Ex-Senate Candidate Makes a Federal Case of His Bid to Create Third Party
Rebuffed by the voters in the Democratic primary for U.S. Senate and rebuffed again by state election officials in his desire to set up a new political party and appear on the Senate ballot this fall, Jerome Segal has decided to take his case to court.
Segal, a peace activist who is proposing to set up a socialistic Bread and Roses Party, and two other plaintiffs, filed suit against the Maryland State Board of Elections in federal court in Greenbelt last week.
Segal’s aim is two-fold: He is challenging the election board’s assertion that he fell a few valid signatures short when he submitted petitions earlier this summer to create the Bread and Roses Party and have it officially recognized by the state. He is also challenging the “sore loser” rule in state election law, which would prevent him from appearing on the ballot as the Bread and Roses Senate nominee because he already ran unsuccessfully in the Democratic primary this year.
Segal cast the election board’s dual denials as an infringement on his free speech rights.
“The November election contest, and in particular the expected debate between the rival candidates represents a unique free speech opportunity which would be the crystallization of Dr. Segal’s life project,” the suit says. “To be deprived on this opportunity is no small loss. To be so deprived because of State statutes that serve (as we shall argue) no significant social purpose, is no small injustice.”

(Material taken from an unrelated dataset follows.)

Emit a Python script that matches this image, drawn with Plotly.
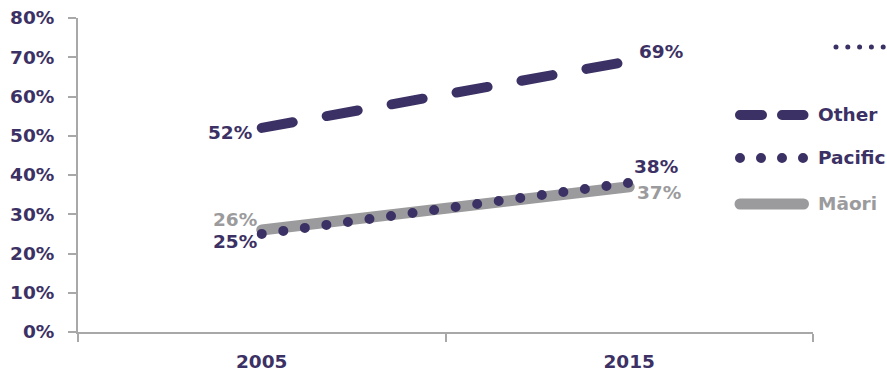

More important, the suit contends, the public is impacted for the worse by Segal’s failure to be included on statewide ballots. Voters would benefit from greater choices, and denying him ballot access weakens the electoral process, it says.
“There are a multitude of public interests that will indeed be furthered by placing Dr. Segal’s name on the ballot, and which will be sacrificed if he is not placed on the ballot,” the suit says.
The 25-page lawsuit concludes that Segal would win his legal challenge.
“Given that little legitimate state interest is served in keeping him off the ballot, and substantial public interest is served through his admission to the ballot, we conclude that if tried on the merits, our challenge would prevail,” it says.